Aquel amigo turista se montó en el Viazul queriendo comerse a Cuba con los ojos y comprobar, por sí mismo, lo que decían las guías turísticas.
Intuía que la Isla era un paraíso de playas, absolutamente repleta de mulatas rumberas, ron, tabaco y carros norteamericanos de los ’50.
Veinticuatro horas fueron suficientes para entender que las guías son cascarilla. Atrapan una visión mercantil del producto turístico y no las esencias de un pueblo donde conviven pasado y presente. Comenzaba a entender que Cuba era otra cosa, pero, sobre todo, un corazón abierto al forastero para darle lumbre como si estuviera en casa.
Comenzó el viaje. Encendieron el televisor del ómnibus. Pensó combinar el paisaje de la ventanilla con el de la pequeña pantalla que de seguro le mostraría otras lindezas del alma cubana.
Casi infartó. En lugar de Fresa y chocolate o La muerte de un burócrata, clásicos del cine de los cuales le comentó un amigo al saber que venía a este país, sintió la patada, en pleno rostro, de un Jackie Chan que luchaba contra una pandilla de la droga en Hong Kong. Le siguió un musical y estaba convencidísimo de que se encontraría, cara a cara, con la tan famosa Trova Santiaguera, con Compay Segundo y la Omara del Buena Vista Social Club deshojando, de puro amor, Dos gardenias... Su lugar fue robado por Chayanne, un grupo llamado Los Bukis del cual jamás había escuchado, por José José...

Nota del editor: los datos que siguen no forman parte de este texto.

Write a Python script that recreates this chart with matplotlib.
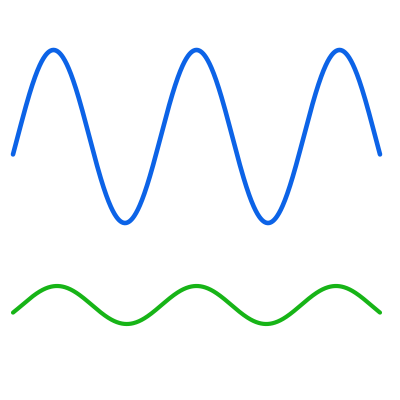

Decidió cerrar los ojos para que no se le siguiera rompiendo el país que soñó desde la distancia. Su desasosiego fue tal que llegó a dudar si realmente estaba en Cuba.
A esa experiencia se suma la mía. En una ocasión viajé en un ómnibus en el que, ante la insistencia de los viajeros, los choferes confesaron que no tenían nada que poner en la videocasetera. Enseguida saltó un joven y ofreció uno de esos pésimos shows de Univisión que, como un atentado a la inteligencia, nos mal acompañó toda la noche.
Llegaron meses atrás los nuevos ómnibus Yutong, y pensé que, ante tan feliz estrategia por aliviar los sofocos del transporte nacional, el paisaje sería otro. Que uno haría el viaje en compañía de nuestros artistas o se mezclarían con los foráneos para complacer gustos. Que se podría ver allí a ese misterioso personaje del videoclip cubano, el «camarada» Lucas, tratando de descifrar el misterio que se esconde tras el muro.
Pero en mi experiencia personal, no ha cambiado para nada ese absurdo impuesto por nosotros mismos en acciones impensadas. Con las mejores intenciones de complacer, a veces se propone lo peor de la cultura foránea; fórmulas de pobreza espiritual que asustan y embrutecen en tanto son el ¡Ábrete Sésamo! a falsos valores vendidos por las trasnacionales como mercancía de primera.
Y no es asunto de defender un nacionalismo a ultranza ni de hacer de esas pequeñas pantallas cines de ensayo o escenarios de la música de alta costura. Es cuestión de una fórmula conciliatoria, que combine a un Andrea Bocelli con un López-Nussa, a un Pablo Milanés con Luis Eduardo Aute y La Oreja de Van Gogh, que sepa mezclar a La bella del Alhambra con Casablanca.
Un país que trata de defender el diseño de una cultura coherente con propósitos y esencias no puede descuidar el más mínimo espacio social donde comulguen divertimento y enseñanza noble, donde construyamos, de verdad, la nación con que soñó Martí.
Comprémosle pues, en nuestras lustrosas Yutong, pasaje a Buena Fe con todo su Arsenal; a Eliades Ochoa, para que el problema no se nos convierta en el indescifrable enigma «de quien nació primero, si la gallina o el huevo»; al propio Lucas con sus «alocados» videos; a Arnaldo con su Talismán para «que no se apague esa lucecita» que, como faro de la identidad, defienda nuestros valores frontera adentro y traiga al turista amigo, al visitante, sin descalabros ni naufragios, a tierra firme.